James Coburn was as cool as Steve McQueen, and McQueen was cool.  James Coburn was directed by the best, from John Sturges, Sergio Leone to Sam Peckinpah.  I don't think there was a roll McQueen ever played that Coburn couldn't have played just as well.  The two seemed to be cut from the same cloth and yet, McQueen seemed to garner more of the fame.

Coburn played some memorable rolls in film, but I can't help believe he got to play his share.  Jame Coburn was a household name, had an acting career that spanned over 40 years and yet...

Coburn also became Flint, Derik Flint.  The Flint movies were mediocre.  I believe Coburn deserved better than playing a mod version of the James Bond character.  Flint is a secret agent somewhere between James Bond and the later to follow Austin Powers.  I had a lot of friends when I was in grade school that thought Flint was awesome.  Not me, I thought James Bond was awesome.
 
Maybe McQueen knew the ropes better than Coburn.  When The Magnificent Seven was being made, Yule Bryner had a heck of a time trying to keep McQueen from upstaging him.  McQueen was good at marketing McQueen.  One of Coburn's most memorial scene was in the same movie...you know the one I'm talking about.  Coburn has his eternal moment as he bested the man with the gun, with a knife.

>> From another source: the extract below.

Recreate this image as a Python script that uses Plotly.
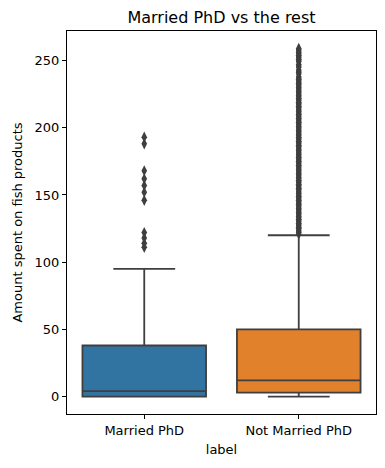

Yeah, he was as good as McQueen.  I could just as easily imagine Coburn in the starring rolls of Bullitt, The Getaway, Tom Horn and The Hunter.  Maybe Coburn was just as cool and just as good an actor as McQueen, but McQueen knew how to sell his wares.

Then again, maybe Coburn just enjoyed his career without pushing his way through.  Maybe he just enjoyed acting and not the struggle to the top.  He had a big smile, a big laugh, and a nice easy going personality.  Maybe a lot of what we saw on the screen revealed a lot of he who he was in real life.  Maybe McQueen had a bigger ego to feed than Coburn and Coburn was too cool to feel he had to be out in front.